Vietnamese Catholics celebrate Lunar New Year


By Anne Marie Amacher
The Catholic Messenger

DAVENPORT — Vietnamese Catholics gathered Feb. 3 to celebrate the Lunar New Year at Sacred Heart Cathedral where they gave thanks to God, remembered their ancestors and shared appreciation for family.

Anne Marie Amacher
A woman takes a Scripture reading from a flowered tree following Mass at Sacred Heart Cathedral in Davenport on Feb. 3. The Vietnamese Catholic community celebrated the Lunar New Year that day.

The Lunar New Year, also known as Tết or Tết Nguyên Đán, is an important festival for the Vietnamese people and several other countries in eastern Asia, said Trien Martin Ngo, speaking for the Vietnamese Catholic community at Sacred Heart Cathedral. The official starting date is Feb. 5, but Viet-namese Catholics in the Davenport Diocese celebrated two days early with Mass and a reception.

“Tết is a celebration of the arrival of spring and an occasion to pay respects to one’s ancestors. It is also a great opportunity for family to come together. Family members will return to their homeland for a reunion and to savor the flavors of the holiday,” Ngo said.


Tết Nguyên Đán is celebrated on the first day of the lunar calendar; the date falls between Jan. 19 and Feb. 20 on the western calendar. Festivities traditionally take up to three days in the United States and much longer in Vietnam.

“It is a month-long celebration, a comprehensive holiday which Vietnamese enthusiastically embrace. Vietnamese, living in the United States and elsewhere, remain very emotionally tied to celebrating Tết. It is the central festival in Vietnam and, for even the most acculturated Vietnamese settled in other countries, it remains the major occasion on which to celebrate their Vietnamese heritage,” Ngo said.

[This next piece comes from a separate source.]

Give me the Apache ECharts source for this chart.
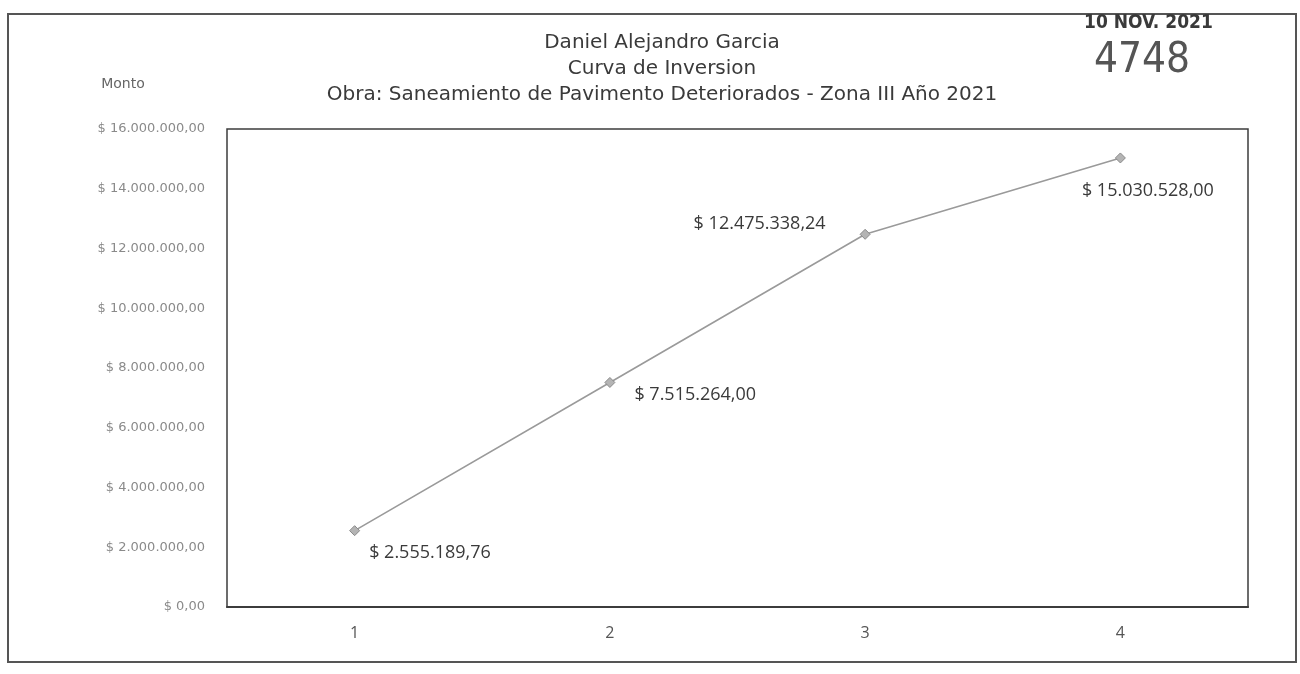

The daylong celebration at the cathedral began with Mass. “Every year we will try to do something a bit different. This year, the children were in charge of most of the Mass, except the music.” Many members of the Vietnamese community wore traditional attire.

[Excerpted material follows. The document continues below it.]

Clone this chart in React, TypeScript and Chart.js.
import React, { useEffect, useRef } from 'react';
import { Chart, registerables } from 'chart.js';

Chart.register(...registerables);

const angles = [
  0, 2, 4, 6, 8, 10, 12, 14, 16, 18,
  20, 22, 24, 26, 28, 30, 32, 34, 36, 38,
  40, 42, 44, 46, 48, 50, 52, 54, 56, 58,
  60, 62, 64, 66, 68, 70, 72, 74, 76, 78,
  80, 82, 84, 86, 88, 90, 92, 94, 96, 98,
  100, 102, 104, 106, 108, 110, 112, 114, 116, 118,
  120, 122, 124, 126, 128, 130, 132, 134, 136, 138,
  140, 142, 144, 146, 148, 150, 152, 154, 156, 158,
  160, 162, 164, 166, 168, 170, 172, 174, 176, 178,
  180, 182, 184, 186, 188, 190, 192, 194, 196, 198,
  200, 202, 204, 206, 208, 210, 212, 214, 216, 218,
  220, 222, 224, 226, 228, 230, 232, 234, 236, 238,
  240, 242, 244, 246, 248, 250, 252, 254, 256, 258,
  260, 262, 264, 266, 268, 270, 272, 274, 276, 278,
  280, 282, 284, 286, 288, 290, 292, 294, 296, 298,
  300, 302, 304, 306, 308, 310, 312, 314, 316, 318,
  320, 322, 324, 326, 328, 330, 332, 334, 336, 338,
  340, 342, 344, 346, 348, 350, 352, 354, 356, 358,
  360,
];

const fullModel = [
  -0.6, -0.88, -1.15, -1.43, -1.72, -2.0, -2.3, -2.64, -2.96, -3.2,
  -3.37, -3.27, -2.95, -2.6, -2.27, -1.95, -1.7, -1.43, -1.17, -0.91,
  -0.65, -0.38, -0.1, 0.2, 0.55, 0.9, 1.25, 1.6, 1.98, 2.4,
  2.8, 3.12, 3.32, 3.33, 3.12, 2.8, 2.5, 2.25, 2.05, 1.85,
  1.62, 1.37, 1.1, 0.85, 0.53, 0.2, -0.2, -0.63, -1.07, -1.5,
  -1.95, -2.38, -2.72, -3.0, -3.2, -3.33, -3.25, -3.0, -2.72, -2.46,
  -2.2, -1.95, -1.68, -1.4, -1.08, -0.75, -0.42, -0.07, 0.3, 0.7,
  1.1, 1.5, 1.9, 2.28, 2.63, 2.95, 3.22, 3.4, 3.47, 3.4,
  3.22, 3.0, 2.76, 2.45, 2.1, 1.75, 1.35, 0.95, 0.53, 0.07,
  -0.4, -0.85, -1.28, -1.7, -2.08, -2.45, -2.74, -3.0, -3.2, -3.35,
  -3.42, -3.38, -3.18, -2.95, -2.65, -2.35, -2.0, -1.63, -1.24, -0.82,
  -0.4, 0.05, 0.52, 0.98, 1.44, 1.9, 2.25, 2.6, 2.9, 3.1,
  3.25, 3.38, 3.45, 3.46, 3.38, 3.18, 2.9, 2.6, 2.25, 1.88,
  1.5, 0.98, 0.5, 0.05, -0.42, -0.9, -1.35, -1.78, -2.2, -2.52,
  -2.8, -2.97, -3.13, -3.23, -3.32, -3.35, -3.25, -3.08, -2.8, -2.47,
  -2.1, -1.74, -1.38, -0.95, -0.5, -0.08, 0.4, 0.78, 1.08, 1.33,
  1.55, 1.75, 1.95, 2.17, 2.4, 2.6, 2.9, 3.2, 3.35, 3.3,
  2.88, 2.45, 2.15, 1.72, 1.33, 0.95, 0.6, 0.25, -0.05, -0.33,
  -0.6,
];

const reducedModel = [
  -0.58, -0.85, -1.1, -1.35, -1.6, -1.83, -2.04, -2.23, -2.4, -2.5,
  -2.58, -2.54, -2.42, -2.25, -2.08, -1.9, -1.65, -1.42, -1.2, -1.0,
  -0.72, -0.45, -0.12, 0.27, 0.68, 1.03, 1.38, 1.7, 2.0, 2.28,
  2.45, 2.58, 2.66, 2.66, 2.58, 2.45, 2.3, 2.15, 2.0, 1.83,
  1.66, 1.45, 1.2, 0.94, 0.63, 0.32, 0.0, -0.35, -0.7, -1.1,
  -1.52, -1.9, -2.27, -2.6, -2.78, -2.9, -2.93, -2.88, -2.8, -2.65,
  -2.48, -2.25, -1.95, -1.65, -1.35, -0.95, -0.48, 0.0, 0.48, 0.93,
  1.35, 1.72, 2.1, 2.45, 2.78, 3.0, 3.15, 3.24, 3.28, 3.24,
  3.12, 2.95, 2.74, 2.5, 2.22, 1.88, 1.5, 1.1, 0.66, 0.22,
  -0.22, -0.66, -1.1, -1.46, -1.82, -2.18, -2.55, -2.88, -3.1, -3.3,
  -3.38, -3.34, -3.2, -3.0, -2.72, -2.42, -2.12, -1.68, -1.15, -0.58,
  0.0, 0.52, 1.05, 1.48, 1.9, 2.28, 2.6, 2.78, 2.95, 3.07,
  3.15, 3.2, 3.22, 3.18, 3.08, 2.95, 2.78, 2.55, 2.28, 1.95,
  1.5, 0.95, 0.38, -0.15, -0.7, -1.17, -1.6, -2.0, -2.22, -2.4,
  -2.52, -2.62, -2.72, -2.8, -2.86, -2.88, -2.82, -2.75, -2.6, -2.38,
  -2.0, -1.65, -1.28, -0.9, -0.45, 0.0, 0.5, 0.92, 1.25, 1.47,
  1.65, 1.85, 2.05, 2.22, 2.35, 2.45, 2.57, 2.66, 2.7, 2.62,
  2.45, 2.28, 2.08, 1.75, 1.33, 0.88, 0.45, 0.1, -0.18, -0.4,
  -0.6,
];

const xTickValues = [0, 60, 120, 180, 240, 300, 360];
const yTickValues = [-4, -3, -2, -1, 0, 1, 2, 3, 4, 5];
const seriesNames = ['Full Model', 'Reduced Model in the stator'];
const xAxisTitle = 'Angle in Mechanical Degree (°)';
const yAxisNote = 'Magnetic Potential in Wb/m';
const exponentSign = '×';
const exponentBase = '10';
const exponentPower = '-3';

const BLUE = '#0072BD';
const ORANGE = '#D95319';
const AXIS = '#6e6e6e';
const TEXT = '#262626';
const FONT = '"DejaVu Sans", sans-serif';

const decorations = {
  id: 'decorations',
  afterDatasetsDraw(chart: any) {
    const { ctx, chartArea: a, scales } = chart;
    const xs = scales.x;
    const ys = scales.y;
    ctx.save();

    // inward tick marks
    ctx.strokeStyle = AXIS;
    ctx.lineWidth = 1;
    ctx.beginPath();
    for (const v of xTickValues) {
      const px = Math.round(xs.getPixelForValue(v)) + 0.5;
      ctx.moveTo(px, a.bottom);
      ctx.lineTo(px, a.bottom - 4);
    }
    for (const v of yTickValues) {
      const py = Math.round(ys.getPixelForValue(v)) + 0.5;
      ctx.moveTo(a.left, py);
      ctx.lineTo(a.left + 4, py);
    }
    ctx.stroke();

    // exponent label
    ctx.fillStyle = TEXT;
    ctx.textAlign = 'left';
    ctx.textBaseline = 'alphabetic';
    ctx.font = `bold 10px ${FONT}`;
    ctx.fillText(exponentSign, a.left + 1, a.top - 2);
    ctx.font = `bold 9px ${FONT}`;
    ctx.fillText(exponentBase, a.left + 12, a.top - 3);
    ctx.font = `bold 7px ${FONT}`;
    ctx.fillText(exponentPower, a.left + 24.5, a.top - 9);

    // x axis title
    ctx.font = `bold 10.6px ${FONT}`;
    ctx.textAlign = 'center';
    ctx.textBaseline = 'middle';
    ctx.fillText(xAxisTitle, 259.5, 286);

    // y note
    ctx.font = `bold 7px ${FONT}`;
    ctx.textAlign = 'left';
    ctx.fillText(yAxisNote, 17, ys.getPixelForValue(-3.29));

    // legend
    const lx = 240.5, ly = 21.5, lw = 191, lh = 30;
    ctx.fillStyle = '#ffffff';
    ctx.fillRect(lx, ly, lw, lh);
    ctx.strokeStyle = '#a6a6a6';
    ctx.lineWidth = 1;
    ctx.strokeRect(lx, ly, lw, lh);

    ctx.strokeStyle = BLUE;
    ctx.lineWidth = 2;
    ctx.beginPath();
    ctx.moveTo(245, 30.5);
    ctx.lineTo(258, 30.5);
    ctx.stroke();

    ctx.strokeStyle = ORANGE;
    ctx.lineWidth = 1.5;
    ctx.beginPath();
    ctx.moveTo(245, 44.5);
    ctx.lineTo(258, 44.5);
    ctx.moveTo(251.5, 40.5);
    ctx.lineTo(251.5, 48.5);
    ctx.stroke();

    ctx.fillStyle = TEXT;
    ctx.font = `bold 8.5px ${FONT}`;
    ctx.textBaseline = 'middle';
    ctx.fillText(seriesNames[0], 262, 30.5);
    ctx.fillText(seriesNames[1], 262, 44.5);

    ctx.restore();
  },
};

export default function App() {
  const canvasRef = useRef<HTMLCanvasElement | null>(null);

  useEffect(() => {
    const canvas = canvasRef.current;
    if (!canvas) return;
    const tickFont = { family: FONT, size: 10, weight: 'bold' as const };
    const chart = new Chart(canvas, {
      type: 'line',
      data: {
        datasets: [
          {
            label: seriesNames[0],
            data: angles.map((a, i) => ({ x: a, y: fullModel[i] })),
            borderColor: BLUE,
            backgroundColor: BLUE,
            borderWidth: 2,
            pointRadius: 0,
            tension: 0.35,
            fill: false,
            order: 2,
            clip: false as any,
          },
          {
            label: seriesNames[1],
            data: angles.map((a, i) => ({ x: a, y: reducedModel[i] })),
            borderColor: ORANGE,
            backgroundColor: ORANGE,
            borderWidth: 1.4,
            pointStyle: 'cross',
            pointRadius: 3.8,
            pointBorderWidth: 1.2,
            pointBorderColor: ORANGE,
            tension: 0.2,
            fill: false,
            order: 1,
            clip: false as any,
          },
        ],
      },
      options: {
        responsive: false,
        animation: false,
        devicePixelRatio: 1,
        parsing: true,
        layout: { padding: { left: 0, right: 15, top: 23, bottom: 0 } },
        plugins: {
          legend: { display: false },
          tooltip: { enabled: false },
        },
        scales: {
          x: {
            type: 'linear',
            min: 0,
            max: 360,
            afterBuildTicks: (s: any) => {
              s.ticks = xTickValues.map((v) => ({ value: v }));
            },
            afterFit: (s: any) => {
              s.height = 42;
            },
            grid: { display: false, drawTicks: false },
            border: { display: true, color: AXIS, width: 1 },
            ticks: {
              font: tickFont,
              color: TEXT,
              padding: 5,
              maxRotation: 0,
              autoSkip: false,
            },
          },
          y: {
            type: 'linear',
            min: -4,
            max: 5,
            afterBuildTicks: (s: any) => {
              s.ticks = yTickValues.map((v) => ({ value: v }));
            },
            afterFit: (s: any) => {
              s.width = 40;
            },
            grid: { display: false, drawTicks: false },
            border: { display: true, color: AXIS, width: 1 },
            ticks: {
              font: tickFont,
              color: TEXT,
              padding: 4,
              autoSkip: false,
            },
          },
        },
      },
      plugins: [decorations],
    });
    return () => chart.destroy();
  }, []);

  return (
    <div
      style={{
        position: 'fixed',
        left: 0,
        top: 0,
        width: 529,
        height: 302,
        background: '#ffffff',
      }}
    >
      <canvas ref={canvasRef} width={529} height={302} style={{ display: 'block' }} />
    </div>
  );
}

At the end of Mass, people took Scripture verses from ornamental trees displayed in the sanctuary. A reception followed in the diocesan hall where guests ate traditional, homemade Vietnamese food, participated in the lion (dragon) dance, and enjoyed traditional dancing and singing.

Each year’s celebration features an animal symbol; this year it is the pig. “Pigs are diligent, compassionate and generous,” Ngo said. “They have great concentration. Once they set a goal, they will devote all their energy to achieving it. Though pigs rarely seek help from others, they will not refuse to give others a hand. Pigs never suspect trickery, so they are easily fooled.” Pigs are relatively calm when facing trouble, he said. “They can handle things properly and carefully. They have a great sense of responsibility to finish what they are engaged in.”

Here are some must-dos to celebrate a perfect Vietnamese Lunar New Year, says Ngo.

• Mâm Ngũ Quả (The five-fruit tray) symbolizes the family’s respect for their ancestors and their wishes for the New Year.

• Hoa Đào and Hoa Mai (The planting of peach or apricot trees): During Tết people think certain flowers will bring them happiness and luck in the New Year. People buy peach flowers (in the north) and apricot flowers (in the south) to decorate their homes.

• Bánh Tét – Bánh Chưng (Cylindrical cake – square cake): Since wet rice is farmed in Vietnam, many traditional Vietnamese cakes are made from it. Bánh chưng and bánh tét cakes are made from glutinous rice, mung bean and pork and are an essential food for the Lunar New Year. The cake’s colors symbolize earth and sky.

• Bánh Mứt (Candied fruit): The mứt is traditionally offered to guests when they arrive at a home as a greeting and to convey hope for a happy new year.

• Lì Xì (Lucky money in red envelopes): On the first day of New Year, the whole family dresses up and gets together to offer greetings and wishes to one another. The eldest family members give red envelopes to the children and young adults while advising them about life, school and work. Red envelopes symbolize hopes for prosperity for the youngest family members. In turn, the youths express good luck, success and good health in the New Year to their elders.

• Bữa Cơm Đầu Năm (First meal of the year): The Vietnamese believe that Tết is meant for getting together with family and friends. Family members will return to their homelands, even if they’ve been living far away from home for a long time.